Watchkeys · 28/04/2023 11:58

This is not what's really bothering you, OP. This isn't about milk. This is about division of labour, including the mental load. It's a huge issue in a relationship. We have to feel that life's tasks are divided satisfactorily for both parties, otherwise it gets to be such a problem that something as simple as buying a pint of milk seems like a marital strain.

Have you talked to him about what tasks need doing, and who does what, in a more general sense than this particular milk issue? If so, what did he say? If not, what stops you? Worried he'll get angry? Think he won't listen so it's pointless?

Mari9999 · 28/04/2023 12:03

OP, from your description, it sounds as both of you are game players in the " I do more than you do" game .

Londontoderby · 28/04/2023 12:42

This ain’t about the milk.

you pitch against each other, instead of for each other. You’re not on the same team.

Mischance · 28/04/2023 12:44

You can make cupcakes without milk.

Namechange666 · 28/04/2023 12:47

I think out of all the responses @Watchkeys hit the nail on the head.

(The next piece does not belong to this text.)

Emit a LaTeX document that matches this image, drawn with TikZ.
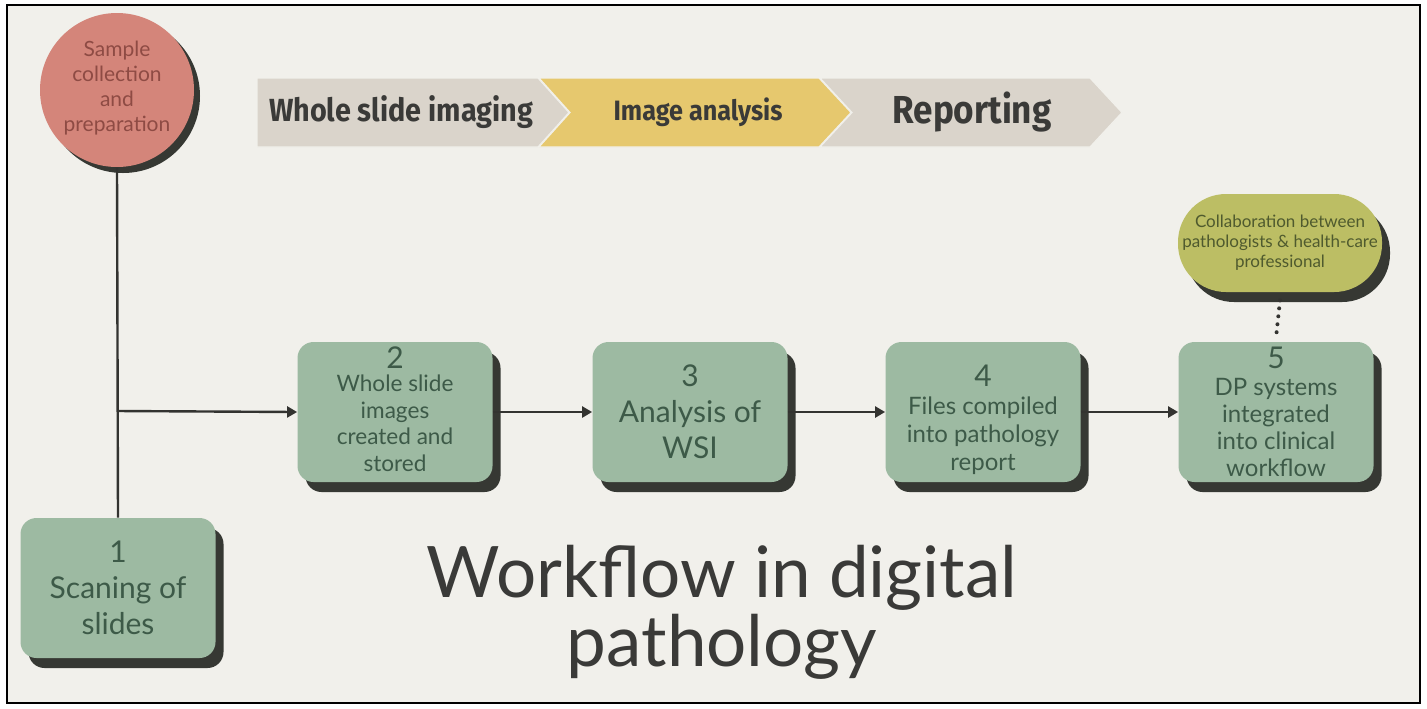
\documentclass[tikz,border=0pt]{standalone}
\usepackage{fontspec}
\setmainfont{Lato}
\newfontfamily\bannerfont{Fira Sans}
\usetikzlibrary{shadows,arrows.meta}

\definecolor{pagebg}{HTML}{F1F0EB}
\definecolor{boxfill}{HTML}{9DBAA2}
\definecolor{boxtext}{HTML}{3D5A48}
\definecolor{shadowc}{HTML}{363833}
\definecolor{circlefill}{HTML}{D4857A}
\definecolor{circletext}{HTML}{8E4B44}
\definecolor{pillfill}{HTML}{BCBE64}
\definecolor{pilltext}{HTML}{4F5A2E}
\definecolor{taupe}{HTML}{DAD4CB}
\definecolor{mustard}{HTML}{E6C86E}
\definecolor{inkdark}{HTML}{3A3A38}
\definecolor{linec}{HTML}{333330}

\tikzset{
  stepbox/.style={rectangle, rounded corners=8pt, fill=boxfill, text=boxtext,
    minimum width=97.5pt, minimum height=70pt, align=center, inner sep=0pt,
    general shadow={fill=shadowc, shadow xshift=4pt, shadow yshift=-5pt}},
  startcircle/.style={circle, fill=circlefill, text=circletext, minimum size=77pt,
    inner sep=0pt, align=center, font=\fontsize{10.5}{12.5}\selectfont,
    general shadow={fill=shadowc, shadow xshift=3pt, shadow yshift=-3pt}},
  pill/.style={rectangle, rounded corners=24pt, fill=pillfill, text=pilltext,
    minimum width=102pt, minimum height=49pt, inner sep=0pt, align=center,
    font=\fontsize{8.5}{10}\selectfont,
    general shadow={fill=shadowc, shadow xshift=4pt, shadow yshift=-5pt}},
  flow/.style={draw=linec, line width=1.2pt, -{Triangle[length=5pt,width=5.5pt]}},
  link/.style={draw=linec, line width=1.2pt},
  dotlink/.style={draw=linec, line width=2pt, line cap=round, dash pattern=on 0pt off 4pt},
  chevron/.style={draw=pagebg, line width=0.6pt},
  bannertext/.style={text=inkdark, inner sep=0pt},
}

\begin{document}
\begin{tikzpicture}[x=0.5pt, y=-0.5pt]
  % page and frame
  \useasboundingbox (0,0) rectangle (1427,708);
  \fill[white] (0,0) rectangle (1427,708);
  \fill[pagebg] (7,5) rectangle (1420,703);
  \draw[black, line width=0.8pt] (7,5) rectangle (1420,703);

  % phase banner
  \fill[taupe, chevron] (257,78) -- (538,78) -- (569,112.5) -- (538,147) -- (257,147) -- cycle;
  \fill[mustard, chevron] (539,78) -- (819,78) -- (851,112.5) -- (819,147) -- (539,147) -- (570,112.5) -- cycle;
  \fill[taupe, chevron] (820,78) -- (1090,78) -- (1122,112.5) -- (1090,147) -- (820,147) -- (852,112.5) -- cycle;
  \node[bannertext, font=\bannerfont\bfseries\fontsize{16}{18}\selectfont] (ph1) at (401,112) {\scalebox{0.9}[1]{Whole slide imaging}};
  \node[bannertext, font=\bannerfont\fontseries{sb}\fontsize{14}{16}\selectfont] (ph2) at (698,112) {\scalebox{0.9}[1]{Image analysis}};
  \node[bannertext, font=\bannerfont\bfseries\fontsize{19.5}{22}\selectfont] (ph3) at (972,112) {\scalebox{0.9}[1]{Reporting}};

  % workflow nodes
  \node[startcircle] (sc) at (117,90) {Sample\\collection\\and\\preparation\rule[-4pt]{0pt}{0pt}};
  \node[stepbox, font=\fontsize{15}{18}\selectfont] (s1) at (118,588) {1\\Scaning of\\slides};
  \node[stepbox, font=\fontsize{11.3}{13.2}\selectfont] (s2) at (395,412)
    {{\fontsize{15}{13.2}\selectfont 2}\\[-1.5pt]Whole slide\\images\\created and\\stored\rule[-3pt]{0pt}{0pt}};
  \node[stepbox, font=\fontsize{15}{18}\selectfont] (s3) at (690,412) {3\\Analysis of\\WSI};
  \node[stepbox, font=\fontsize{12}{14}\selectfont] (s4) at (983,412)
    {{\fontsize{15}{14}\selectfont\rule{0pt}{18.5pt}4}\\Files compiled\\into pathology\\report};
  \node[stepbox, font=\fontsize{12}{13.5}\selectfont] (s5) at (1276,412)
    {{\fontsize{15}{13.5}\selectfont 5}\\DP systems\\integrated\\into clinical\\workflow};
  \node[pill] (collab) at (1280,243) {Collaboration between\\pathologists \& health-care\\professional};

  % connectors
  \coordinate (junction) at (118,411);
  \draw[link] (sc.south) -- (s1.north);
  \draw[flow] (junction) -- (s2.west);
  \draw[flow] (s2.east) -- (s3.west);
  \draw[flow] (s3.east) -- (s4.west);
  \draw[flow] (s4.east) -- (s5.west);
  \draw[dotlink] ([yshift=-4pt]collab.south) -- ([yshift=2pt]s5.north);

  % title
  \node[text=inkdark, align=center, font=\fontsize{35.5}{34.5}\selectfont] (title) at (722,612)
    {Workflow in digital\\pathology};
\end{tikzpicture}
\end{document}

Mortimercat · 28/04/2023 13:11

I don’t know why you have made this post about getting milk. Because on its own, well you wanted the milk, so you get it. But as other poster has mentioned, there is something much bigger going on and you might get more out of your thread if you actually say what the larger issues are.

As an aside, milk for cakes? Well I never.

millymollymoomoo · 28/04/2023 13:12

Why didn’t you just go get the milk
seems complete non issue and over reaction

guess there’s a drip feed coming

Whochangedmynamec · 28/04/2023 13:17

It sounds like he is on your last nerve and that the resentment has built up to the point you don’t even want to be on the same team anymore.

Your relationship does appear to be in crisis. He is crying which suggests he is either manipulative or on his last nerve too.

The problem with point scoring is that you might win the battle but you both lose the war because you are both unhappy.

I would honestly suggest counselling

blackbeardsballsack · 28/04/2023 14:11

millymollymoomoo · 28/04/2023 13:12

Why didn’t you just go get the milk
seems complete non issue and over reaction

guess there’s a drip feed coming

Did you not read the post properly? Or do you just not understand how power, control and manipulation is used in relationships as a 'death by one thousand cuts'.

KnickerlessParsons · 28/04/2023 14:16

Actually crying? 🙄

Watchkeys · 28/04/2023 14:47

@millymollymoomoo

OP says That he does deliberately go out of his way to make my life miserable so I do more than him

What more do you need her to say to clearly state what's wrong, apart from the milk?